- [SOURCE EXCERPT]
------------------------------

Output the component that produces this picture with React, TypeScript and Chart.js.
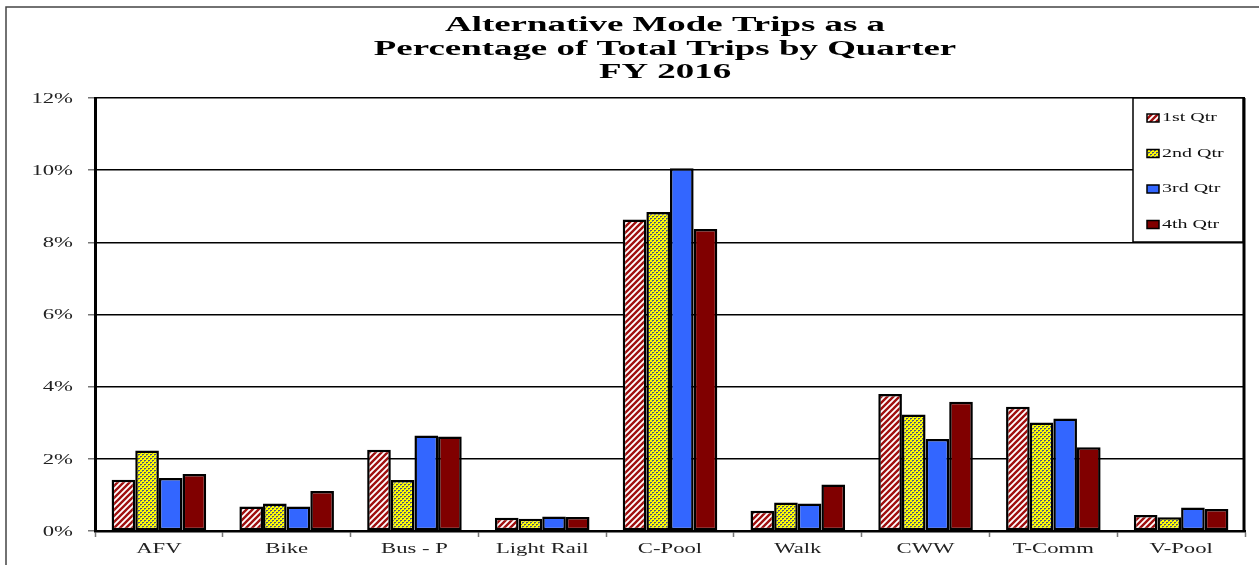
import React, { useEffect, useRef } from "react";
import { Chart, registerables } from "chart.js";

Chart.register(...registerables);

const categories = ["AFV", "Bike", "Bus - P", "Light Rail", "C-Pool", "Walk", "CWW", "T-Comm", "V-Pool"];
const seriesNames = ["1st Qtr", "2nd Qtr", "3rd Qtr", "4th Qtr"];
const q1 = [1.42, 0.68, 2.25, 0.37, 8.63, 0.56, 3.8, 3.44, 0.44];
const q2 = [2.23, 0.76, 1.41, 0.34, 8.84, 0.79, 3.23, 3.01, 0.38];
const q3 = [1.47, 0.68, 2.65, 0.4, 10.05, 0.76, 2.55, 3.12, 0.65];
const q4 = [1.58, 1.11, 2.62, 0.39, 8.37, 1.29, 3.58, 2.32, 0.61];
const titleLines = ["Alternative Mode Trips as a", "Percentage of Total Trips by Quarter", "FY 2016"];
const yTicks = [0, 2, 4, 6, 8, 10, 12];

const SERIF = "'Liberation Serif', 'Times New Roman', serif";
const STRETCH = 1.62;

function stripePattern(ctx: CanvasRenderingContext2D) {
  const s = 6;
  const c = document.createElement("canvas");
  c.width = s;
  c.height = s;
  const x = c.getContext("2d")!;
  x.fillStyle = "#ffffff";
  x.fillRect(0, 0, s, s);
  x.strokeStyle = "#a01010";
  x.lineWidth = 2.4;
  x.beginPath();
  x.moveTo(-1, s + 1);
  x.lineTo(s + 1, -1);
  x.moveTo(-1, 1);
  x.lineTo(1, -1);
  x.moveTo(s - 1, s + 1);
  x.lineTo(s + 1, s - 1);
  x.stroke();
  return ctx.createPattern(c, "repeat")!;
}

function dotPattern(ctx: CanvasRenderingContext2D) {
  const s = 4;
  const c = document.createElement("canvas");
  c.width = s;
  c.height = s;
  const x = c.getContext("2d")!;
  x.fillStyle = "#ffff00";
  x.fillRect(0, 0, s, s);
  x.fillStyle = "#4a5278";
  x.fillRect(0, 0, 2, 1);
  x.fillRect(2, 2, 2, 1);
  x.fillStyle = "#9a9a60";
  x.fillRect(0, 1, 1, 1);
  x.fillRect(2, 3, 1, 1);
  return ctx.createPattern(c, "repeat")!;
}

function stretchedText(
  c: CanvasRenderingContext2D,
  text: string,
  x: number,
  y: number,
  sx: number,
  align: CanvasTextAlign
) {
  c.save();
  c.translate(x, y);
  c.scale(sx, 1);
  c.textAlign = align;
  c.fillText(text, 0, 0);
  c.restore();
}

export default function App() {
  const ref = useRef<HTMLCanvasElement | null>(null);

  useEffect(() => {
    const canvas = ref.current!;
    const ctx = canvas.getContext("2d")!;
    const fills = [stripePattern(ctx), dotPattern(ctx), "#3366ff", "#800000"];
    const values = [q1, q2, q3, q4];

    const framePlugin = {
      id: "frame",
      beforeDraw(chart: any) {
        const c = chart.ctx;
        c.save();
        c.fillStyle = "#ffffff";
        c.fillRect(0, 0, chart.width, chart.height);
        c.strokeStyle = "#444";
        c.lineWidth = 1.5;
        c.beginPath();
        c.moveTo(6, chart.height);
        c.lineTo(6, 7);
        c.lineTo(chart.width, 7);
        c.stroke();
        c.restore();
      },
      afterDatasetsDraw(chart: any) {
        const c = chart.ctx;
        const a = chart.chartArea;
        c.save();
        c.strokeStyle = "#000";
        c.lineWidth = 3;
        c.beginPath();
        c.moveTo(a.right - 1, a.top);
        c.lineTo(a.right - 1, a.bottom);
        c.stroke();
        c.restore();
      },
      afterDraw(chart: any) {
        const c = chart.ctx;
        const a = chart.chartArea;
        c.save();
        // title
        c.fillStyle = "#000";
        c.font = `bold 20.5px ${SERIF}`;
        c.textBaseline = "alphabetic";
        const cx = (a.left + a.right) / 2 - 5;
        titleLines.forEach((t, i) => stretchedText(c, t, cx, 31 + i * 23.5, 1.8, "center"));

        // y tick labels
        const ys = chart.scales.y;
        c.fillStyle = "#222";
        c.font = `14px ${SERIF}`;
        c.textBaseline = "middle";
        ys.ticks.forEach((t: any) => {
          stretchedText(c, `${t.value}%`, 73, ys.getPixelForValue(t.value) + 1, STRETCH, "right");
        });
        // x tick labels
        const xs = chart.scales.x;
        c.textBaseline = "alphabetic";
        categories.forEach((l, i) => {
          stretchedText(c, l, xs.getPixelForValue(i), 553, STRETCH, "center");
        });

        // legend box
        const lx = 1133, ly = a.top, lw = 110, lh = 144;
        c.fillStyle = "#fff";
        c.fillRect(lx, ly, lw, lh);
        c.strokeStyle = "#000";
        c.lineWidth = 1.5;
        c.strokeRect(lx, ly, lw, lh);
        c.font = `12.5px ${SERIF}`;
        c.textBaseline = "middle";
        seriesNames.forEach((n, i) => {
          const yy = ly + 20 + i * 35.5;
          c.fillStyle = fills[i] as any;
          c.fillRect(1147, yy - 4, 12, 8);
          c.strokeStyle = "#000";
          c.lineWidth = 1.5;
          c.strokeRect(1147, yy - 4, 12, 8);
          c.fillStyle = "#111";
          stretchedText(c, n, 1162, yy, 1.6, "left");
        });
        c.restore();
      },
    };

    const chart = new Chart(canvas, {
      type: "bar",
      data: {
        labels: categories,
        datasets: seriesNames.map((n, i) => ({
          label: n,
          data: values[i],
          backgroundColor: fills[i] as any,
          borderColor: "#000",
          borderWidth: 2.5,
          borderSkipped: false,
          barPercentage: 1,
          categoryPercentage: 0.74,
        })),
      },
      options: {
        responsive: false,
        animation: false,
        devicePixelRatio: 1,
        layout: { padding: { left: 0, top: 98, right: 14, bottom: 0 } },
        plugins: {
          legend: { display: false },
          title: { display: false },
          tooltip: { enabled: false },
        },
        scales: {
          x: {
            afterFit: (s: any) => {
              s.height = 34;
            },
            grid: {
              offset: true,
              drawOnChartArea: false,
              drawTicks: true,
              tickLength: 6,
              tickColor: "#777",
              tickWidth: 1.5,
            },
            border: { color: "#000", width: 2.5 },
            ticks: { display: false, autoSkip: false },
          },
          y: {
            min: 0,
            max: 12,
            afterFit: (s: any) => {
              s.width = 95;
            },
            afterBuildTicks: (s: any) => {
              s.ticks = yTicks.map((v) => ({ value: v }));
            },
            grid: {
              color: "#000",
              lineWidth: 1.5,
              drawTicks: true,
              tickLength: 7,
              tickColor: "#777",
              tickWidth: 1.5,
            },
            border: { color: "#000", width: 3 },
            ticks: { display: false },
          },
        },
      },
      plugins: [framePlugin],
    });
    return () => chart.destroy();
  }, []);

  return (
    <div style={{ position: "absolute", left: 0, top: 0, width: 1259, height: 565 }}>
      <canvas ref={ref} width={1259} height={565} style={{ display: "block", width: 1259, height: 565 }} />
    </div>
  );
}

------------------------------

- [WHAT NEEDS TO BE DONE] Word for word, quote the lines above. Omit the pictures.

- [ANSWER FOR THIS EXERCISE]
Output the component that produces this picture with React, TypeScript and Chart.js.
import React, { useEffect, useRef } from "react";
import { Chart, registerables } from "chart.js";

Chart.register(...registerables);

const categories = ["AFV", "Bike", "Bus - P", "Light Rail", "C-Pool", "Walk", "CWW", "T-Comm", "V-Pool"];
const seriesNames = ["1st Qtr", "2nd Qtr", "3rd Qtr", "4th Qtr"];
const q1 = [1.42, 0.68, 2.25, 0.37, 8.63, 0.56, 3.8, 3.44, 0.44];
const q2 = [2.23, 0.76, 1.41, 0.34, 8.84, 0.79, 3.23, 3.01, 0.38];
const q3 = [1.47, 0.68, 2.65, 0.4, 10.05, 0.76, 2.55, 3.12, 0.65];
const q4 = [1.58, 1.11, 2.62, 0.39, 8.37, 1.29, 3.58, 2.32, 0.61];
const titleLines = ["Alternative Mode Trips as a", "Percentage of Total Trips by Quarter", "FY 2016"];
const yTicks = [0, 2, 4, 6, 8, 10, 12];

const SERIF = "'Liberation Serif', 'Times New Roman', serif";
const STRETCH = 1.62;

function stripePattern(ctx: CanvasRenderingContext2D) {
  const s = 6;
  const c = document.createElement("canvas");
  c.width = s;
  c.height = s;
  const x = c.getContext("2d")!;
  x.fillStyle = "#ffffff";
  x.fillRect(0, 0, s, s);
  x.strokeStyle = "#a01010";
  x.lineWidth = 2.4;
  x.beginPath();
  x.moveTo(-1, s + 1);
  x.lineTo(s + 1, -1);
  x.moveTo(-1, 1);
  x.lineTo(1, -1);
  x.moveTo(s - 1, s + 1);
  x.lineTo(s + 1, s - 1);
  x.stroke();
  return ctx.createPattern(c, "repeat")!;
}

function dotPattern(ctx: CanvasRenderingContext2D) {
  const s = 4;
  const c = document.createElement("canvas");
  c.width = s;
  c.height = s;
  const x = c.getContext("2d")!;
  x.fillStyle = "#ffff00";
  x.fillRect(0, 0, s, s);
  x.fillStyle = "#4a5278";
  x.fillRect(0, 0, 2, 1);
  x.fillRect(2, 2, 2, 1);
  x.fillStyle = "#9a9a60";
  x.fillRect(0, 1, 1, 1);
  x.fillRect(2, 3, 1, 1);
  return ctx.createPattern(c, "repeat")!;
}

function stretchedText(
  c: CanvasRenderingContext2D,
  text: string,
  x: number,
  y: number,
  sx: number,
  align: CanvasTextAlign
) {
  c.save();
  c.translate(x, y);
  c.scale(sx, 1);
  c.textAlign = align;
  c.fillText(text, 0, 0);
  c.restore();
}

export default function App() {
  const ref = useRef<HTMLCanvasElement | null>(null);

  useEffect(() => {
    const canvas = ref.current!;
    const ctx = canvas.getContext("2d")!;
    const fills = [stripePattern(ctx), dotPattern(ctx), "#3366ff", "#800000"];
    const values = [q1, q2, q3, q4];

    const framePlugin = {
      id: "frame",
      beforeDraw(chart: any) {
        const c = chart.ctx;
        c.save();
        c.fillStyle = "#ffffff";
        c.fillRect(0, 0, chart.width, chart.height);
        c.strokeStyle = "#444";
        c.lineWidth = 1.5;
        c.beginPath();
        c.moveTo(6, chart.height);
        c.lineTo(6, 7);
        c.lineTo(chart.width, 7);
        c.stroke();
        c.restore();
      },
      afterDatasetsDraw(chart: any) {
        const c = chart.ctx;
        const a = chart.chartArea;
        c.save();
        c.strokeStyle = "#000";
        c.lineWidth = 3;
        c.beginPath();
        c.moveTo(a.right - 1, a.top);
        c.lineTo(a.right - 1, a.bottom);
        c.stroke();
        c.restore();
      },
      afterDraw(chart: any) {
        const c = chart.ctx;
        const a = chart.chartArea;
        c.save();
        // title
        c.fillStyle = "#000";
        c.font = `bold 20.5px ${SERIF}`;
        c.textBaseline = "alphabetic";
        const cx = (a.left + a.right) / 2 - 5;
        titleLines.forEach((t, i) => stretchedText(c, t, cx, 31 + i * 23.5, 1.8, "center"));

        // y tick labels
        const ys = chart.scales.y;
        c.fillStyle = "#222";
        c.font = `14px ${SERIF}`;
        c.textBaseline = "middle";
        ys.ticks.forEach((t: any) => {
          stretchedText(c, `${t.value}%`, 73, ys.getPixelForValue(t.value) + 1, STRETCH, "right");
        });
        // x tick labels
        const xs = chart.scales.x;
        c.textBaseline = "alphabetic";
        categories.forEach((l, i) => {
          stretchedText(c, l, xs.getPixelForValue(i), 553, STRETCH, "center");
        });

        // legend box
        const lx = 1133, ly = a.top, lw = 110, lh = 144;
        c.fillStyle = "#fff";
        c.fillRect(lx, ly, lw, lh);
        c.strokeStyle = "#000";
        c.lineWidth = 1.5;
        c.strokeRect(lx, ly, lw, lh);
        c.font = `12.5px ${SERIF}`;
        c.textBaseline = "middle";
        seriesNames.forEach((n, i) => {
          const yy = ly + 20 + i * 35.5;
          c.fillStyle = fills[i] as any;
          c.fillRect(1147, yy - 4, 12, 8);
          c.strokeStyle = "#000";
          c.lineWidth = 1.5;
          c.strokeRect(1147, yy - 4, 12, 8);
          c.fillStyle = "#111";
          stretchedText(c, n, 1162, yy, 1.6, "left");
        });
        c.restore();
      },
    };

    const chart = new Chart(canvas, {
      type: "bar",
      data: {
        labels: categories,
        datasets: seriesNames.map((n, i) => ({
          label: n,
          data: values[i],
          backgroundColor: fills[i] as any,
          borderColor: "#000",
          borderWidth: 2.5,
          borderSkipped: false,
          barPercentage: 1,
          categoryPercentage: 0.74,
        })),
      },
      options: {
        responsive: false,
        animation: false,
        devicePixelRatio: 1,
        layout: { padding: { left: 0, top: 98, right: 14, bottom: 0 } },
        plugins: {
          legend: { display: false },
          title: { display: false },
          tooltip: { enabled: false },
        },
        scales: {
          x: {
            afterFit: (s: any) => {
              s.height = 34;
            },
            grid: {
              offset: true,
              drawOnChartArea: false,
              drawTicks: true,
              tickLength: 6,
              tickColor: "#777",
              tickWidth: 1.5,
            },
            border: { color: "#000", width: 2.5 },
            ticks: { display: false, autoSkip: false },
          },
          y: {
            min: 0,
            max: 12,
            afterFit: (s: any) => {
              s.width = 95;
            },
            afterBuildTicks: (s: any) => {
              s.ticks = yTicks.map((v) => ({ value: v }));
            },
            grid: {
              color: "#000",
              lineWidth: 1.5,
              drawTicks: true,
              tickLength: 7,
              tickColor: "#777",
              tickWidth: 1.5,
            },
            border: { color: "#000", width: 3 },
            ticks: { display: false },
          },
        },
      },
      plugins: [framePlugin],
    });
    return () => chart.destroy();
  }, []);

  return (
    <div style={{ position: "absolute", left: 0, top: 0, width: 1259, height: 565 }}>
      <canvas ref={ref} width={1259} height={565} style={{ display: "block", width: 1259, height: 565 }} />
    </div>
  );
}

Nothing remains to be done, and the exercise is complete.